───── Data listing ─────

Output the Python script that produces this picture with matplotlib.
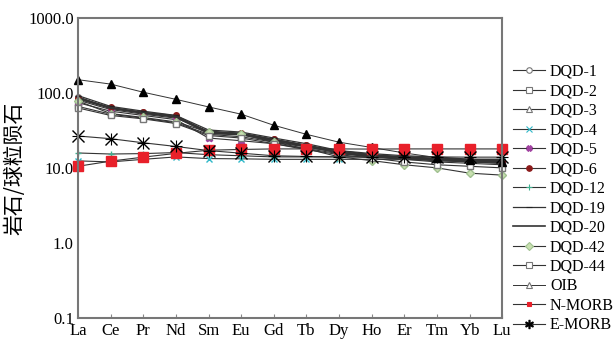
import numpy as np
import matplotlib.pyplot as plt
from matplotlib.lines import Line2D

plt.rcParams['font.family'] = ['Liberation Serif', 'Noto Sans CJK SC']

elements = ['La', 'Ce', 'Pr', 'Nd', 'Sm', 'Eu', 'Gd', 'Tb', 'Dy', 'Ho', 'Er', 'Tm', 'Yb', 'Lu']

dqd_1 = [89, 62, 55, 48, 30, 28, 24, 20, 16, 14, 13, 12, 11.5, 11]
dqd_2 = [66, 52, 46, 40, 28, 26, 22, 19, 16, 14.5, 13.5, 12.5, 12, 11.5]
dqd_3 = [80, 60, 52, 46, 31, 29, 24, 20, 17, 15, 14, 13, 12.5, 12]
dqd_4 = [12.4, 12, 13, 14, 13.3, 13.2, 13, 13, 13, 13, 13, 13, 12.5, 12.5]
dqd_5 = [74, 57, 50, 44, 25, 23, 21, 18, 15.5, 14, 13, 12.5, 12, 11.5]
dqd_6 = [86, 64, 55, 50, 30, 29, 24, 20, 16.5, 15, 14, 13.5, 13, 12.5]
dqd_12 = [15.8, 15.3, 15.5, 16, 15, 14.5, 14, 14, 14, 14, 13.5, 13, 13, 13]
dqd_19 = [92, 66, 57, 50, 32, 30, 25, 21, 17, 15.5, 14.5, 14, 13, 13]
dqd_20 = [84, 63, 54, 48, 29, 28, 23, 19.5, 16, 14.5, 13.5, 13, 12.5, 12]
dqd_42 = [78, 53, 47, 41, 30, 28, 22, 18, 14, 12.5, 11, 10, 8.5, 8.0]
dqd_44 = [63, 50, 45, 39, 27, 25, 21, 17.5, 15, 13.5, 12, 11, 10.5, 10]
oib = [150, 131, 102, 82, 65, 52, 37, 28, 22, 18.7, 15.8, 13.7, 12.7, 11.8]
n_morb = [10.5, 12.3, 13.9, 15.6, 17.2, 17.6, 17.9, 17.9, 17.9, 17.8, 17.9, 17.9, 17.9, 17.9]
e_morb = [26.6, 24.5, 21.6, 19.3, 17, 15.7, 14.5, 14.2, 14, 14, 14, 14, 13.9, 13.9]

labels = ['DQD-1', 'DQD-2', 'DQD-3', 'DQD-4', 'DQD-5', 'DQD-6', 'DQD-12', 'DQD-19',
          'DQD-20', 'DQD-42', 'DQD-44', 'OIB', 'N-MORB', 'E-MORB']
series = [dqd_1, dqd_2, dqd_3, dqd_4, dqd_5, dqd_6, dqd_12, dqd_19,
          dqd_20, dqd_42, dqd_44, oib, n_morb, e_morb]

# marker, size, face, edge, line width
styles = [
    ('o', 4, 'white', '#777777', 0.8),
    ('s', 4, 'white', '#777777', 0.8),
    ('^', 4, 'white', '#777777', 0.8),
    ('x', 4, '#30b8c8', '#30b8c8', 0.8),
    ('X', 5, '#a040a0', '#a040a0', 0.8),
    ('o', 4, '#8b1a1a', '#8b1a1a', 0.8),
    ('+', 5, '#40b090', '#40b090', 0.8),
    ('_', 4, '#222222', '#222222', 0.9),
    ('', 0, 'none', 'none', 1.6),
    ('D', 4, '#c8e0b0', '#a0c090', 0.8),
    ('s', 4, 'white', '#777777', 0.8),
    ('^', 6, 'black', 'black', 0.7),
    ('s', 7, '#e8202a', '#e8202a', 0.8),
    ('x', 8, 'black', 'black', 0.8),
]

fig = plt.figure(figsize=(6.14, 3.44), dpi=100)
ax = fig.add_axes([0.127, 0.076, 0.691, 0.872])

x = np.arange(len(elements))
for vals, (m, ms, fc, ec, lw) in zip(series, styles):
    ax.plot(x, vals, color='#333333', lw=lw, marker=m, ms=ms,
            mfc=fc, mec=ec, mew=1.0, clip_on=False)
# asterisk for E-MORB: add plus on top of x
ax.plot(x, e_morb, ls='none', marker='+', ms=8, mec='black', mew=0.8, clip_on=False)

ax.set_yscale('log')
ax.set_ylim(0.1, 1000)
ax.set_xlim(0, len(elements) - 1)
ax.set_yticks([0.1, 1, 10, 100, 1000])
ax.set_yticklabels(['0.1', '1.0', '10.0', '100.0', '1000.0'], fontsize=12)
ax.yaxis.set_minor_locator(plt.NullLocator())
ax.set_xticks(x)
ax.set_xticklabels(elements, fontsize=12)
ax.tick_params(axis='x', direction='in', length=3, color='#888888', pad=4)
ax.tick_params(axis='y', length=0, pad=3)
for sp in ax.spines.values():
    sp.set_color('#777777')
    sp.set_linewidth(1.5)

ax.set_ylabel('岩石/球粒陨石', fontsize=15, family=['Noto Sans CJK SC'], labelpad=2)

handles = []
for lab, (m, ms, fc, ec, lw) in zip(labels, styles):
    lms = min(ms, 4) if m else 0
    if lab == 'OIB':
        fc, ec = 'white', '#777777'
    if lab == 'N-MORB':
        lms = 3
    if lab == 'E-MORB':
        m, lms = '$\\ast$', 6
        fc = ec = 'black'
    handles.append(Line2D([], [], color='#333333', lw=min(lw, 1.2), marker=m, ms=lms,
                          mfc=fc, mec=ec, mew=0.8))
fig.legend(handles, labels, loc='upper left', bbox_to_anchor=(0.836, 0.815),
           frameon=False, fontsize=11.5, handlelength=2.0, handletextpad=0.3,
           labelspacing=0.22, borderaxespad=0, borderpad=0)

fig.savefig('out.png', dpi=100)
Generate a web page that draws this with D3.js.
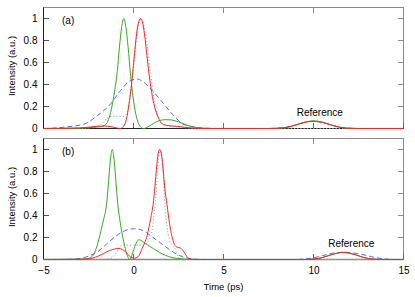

─────

**Requirement**
Go back to the entries above and restate word for word every line from the first through the one that contains "dqd_20, dqd_42, dqd_44, oib, n_morb, e_morb]", leaving the pictures behind.

**Answer in full**
Output the Python script that produces this picture with matplotlib.
import numpy as np
import matplotlib.pyplot as plt
from matplotlib.lines import Line2D

plt.rcParams['font.family'] = ['Liberation Serif', 'Noto Sans CJK SC']

elements = ['La', 'Ce', 'Pr', 'Nd', 'Sm', 'Eu', 'Gd', 'Tb', 'Dy', 'Ho', 'Er', 'Tm', 'Yb', 'Lu']

dqd_1 = [89, 62, 55, 48, 30, 28, 24, 20, 16, 14, 13, 12, 11.5, 11]
dqd_2 = [66, 52, 46, 40, 28, 26, 22, 19, 16, 14.5, 13.5, 12.5, 12, 11.5]
dqd_3 = [80, 60, 52, 46, 31, 29, 24, 20, 17, 15, 14, 13, 12.5, 12]
dqd_4 = [12.4, 12, 13, 14, 13.3, 13.2, 13, 13, 13, 13, 13, 13, 12.5, 12.5]
dqd_5 = [74, 57, 50, 44, 25, 23, 21, 18, 15.5, 14, 13, 12.5, 12, 11.5]
dqd_6 = [86, 64, 55, 50, 30, 29, 24, 20, 16.5, 15, 14, 13.5, 13, 12.5]
dqd_12 = [15.8, 15.3, 15.5, 16, 15, 14.5, 14, 14, 14, 14, 13.5, 13, 13, 13]
dqd_19 = [92, 66, 57, 50, 32, 30, 25, 21, 17, 15.5, 14.5, 14, 13, 13]
dqd_20 = [84, 63, 54, 48, 29, 28, 23, 19.5, 16, 14.5, 13.5, 13, 12.5, 12]
dqd_42 = [78, 53, 47, 41, 30, 28, 22, 18, 14, 12.5, 11, 10, 8.5, 8.0]
dqd_44 = [63, 50, 45, 39, 27, 25, 21, 17.5, 15, 13.5, 12, 11, 10.5, 10]
oib = [150, 131, 102, 82, 65, 52, 37, 28, 22, 18.7, 15.8, 13.7, 12.7, 11.8]
n_morb = [10.5, 12.3, 13.9, 15.6, 17.2, 17.6, 17.9, 17.9, 17.9, 17.8, 17.9, 17.9, 17.9, 17.9]
e_morb = [26.6, 24.5, 21.6, 19.3, 17, 15.7, 14.5, 14.2, 14, 14, 14, 14, 13.9, 13.9]

labels = ['DQD-1', 'DQD-2', 'DQD-3', 'DQD-4', 'DQD-5', 'DQD-6', 'DQD-12', 'DQD-19',
          'DQD-20', 'DQD-42', 'DQD-44', 'OIB', 'N-MORB', 'E-MORB']
series = [dqd_1, dqd_2, dqd_3, dqd_4, dqd_5, dqd_6, dqd_12, dqd_19,
          dqd_20, dqd_42, dqd_44, oib, n_morb, e_morb]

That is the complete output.